Spanish-language music channels, which used to include tropical, reggaeton,
Latin love songs/oldies, and regional Mexican, have been slashed to only
one -- Caliente, a mainstream tropical channel of the sort that tops the
ratings in (surprise!) New York City, the center of Sirius' universe. Nobody
in NYC listens to that Mexican stuff, so nobody who matters does, right? The
fans of "old school" rap have lost their station. X Country, the Americana
station that aggressively promoted new artists, has been replaced by an
outlaw/trucker music channel that occasionally plays a Robert Earl Keen
song. The wide-ranging Vox, which played opera to Gregorian chant to lieder
to spirituals, has been replaced by a "name" channel, Metropolitan Opera,
which plays little else but live and recorded operas from the Met.

The biggest complaint everyone seems to have, though, is the way Sirius XM
corporate decided to Pearl Harbor its customer base with these changes
rather than let them know what's coming. I'd imagine that's just following
the FM playbook, in which stations just flip from oldies to hip-hop at noon
while the old staff cleans out its desks under the eyes of company
rent-a-cops. Personally, I'm fine with most of the changes -- we've got a
great country oldies channel now (Roadhouse) in place of America, which had
an unbecoming anti-mainstream Nashville slant, and the Underground Garage
and Margaritaville channels are eclectic delights -- but there is definitely
dissatisfaction from both sat-radio constituencies.
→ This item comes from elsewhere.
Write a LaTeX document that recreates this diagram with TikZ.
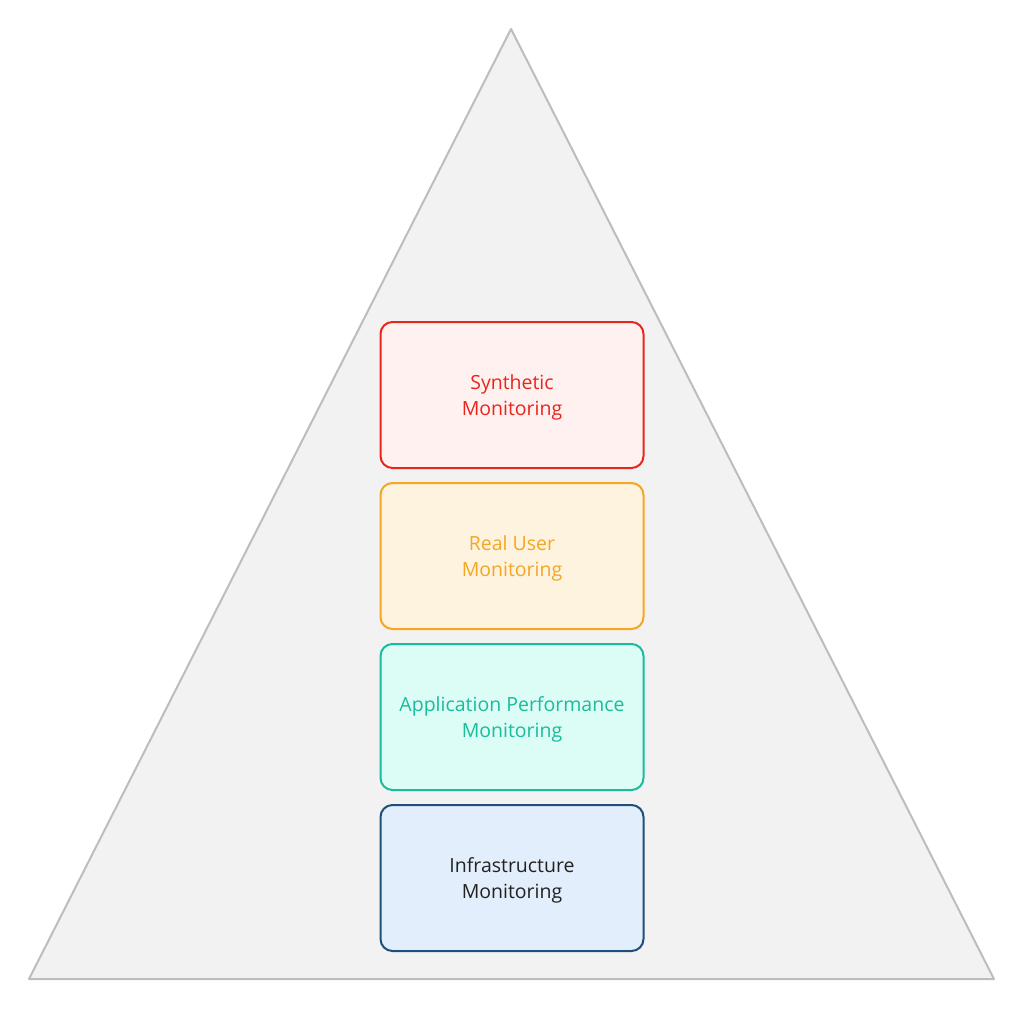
\documentclass[tikz,border=0pt]{standalone}
\usepackage{fontspec}
\setmainfont{Open Sans}
\definecolor{tri}{HTML}{F2F2F2}
\definecolor{tristroke}{HTML}{BDBDBD}
\definecolor{redS}{HTML}{E8271C}
\definecolor{redF}{HTML}{FEF1F0}
\definecolor{orS}{HTML}{F5A623}
\definecolor{orF}{HTML}{FEF3DF}
\definecolor{tlS}{HTML}{1ABC9C}
\definecolor{tlF}{HTML}{DCFCF6}
\definecolor{blS}{HTML}{1F4E7A}
\definecolor{blF}{HTML}{E3EEFC}
\definecolor{blT}{HTML}{222222}
\newcommand{\twolines}[2]{\raisebox{-2pt}[\height][\depth]{\begin{tabular}{@{}c@{}}#1\\#2\end{tabular}}}
\begin{document}
\begin{tikzpicture}[x=1pt,y=-1pt,
  layer/.style={draw=#1S,fill=#1F,line width=2pt,rounded corners=12pt,minimum width=263pt,minimum height=146pt,align=center,font=\fontsize{19.5}{26}\selectfont,inner sep=0pt,anchor=north west}]
\useasboundingbox (0,0) rectangle (1024,1009);
\draw[fill=tri,draw=tristroke,line width=2pt,line join=round] (511,29) coordinate (apex) -- (994,979) coordinate (br) -- (29,979) coordinate (bl) -- cycle;
\node[layer=red,text=redS] (syn) at (379.5,321) {\twolines{Synthetic}{Monitoring}};
\node[layer=or,text=orS] (rum) at (379.5,482) {\twolines{Real User}{Monitoring}};
\node[layer=tl,text=tlS] (apm) at (379.5,643) {\twolines{Application Performance}{Monitoring}};
\node[layer=bl,text=blT] (inf) at (379.5,804) {\twolines{Infrastructure}{Monitoring}};
\end{tikzpicture}
\end{document}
I'm wondering whether Sirius XM will be able to afford its two big-money
sports contracts -- MLB (which so far has not allowed its content to be made
available on the Sirius side) and NFL (which is available on the XM side for
an added fee) -- with money so tight, and how much the loss of either or
both will impact subscriber numbers. I think everyone agrees that both
companies overreached and overestimated the public's willingness to pay for
radio, a medium that just isn't an important part of Joe Sixpack's life,
unlike TV. Could a downsized, mostly-music Sirius XM survive as a tightly
focused niche product, or would Wall Street totally abandon it?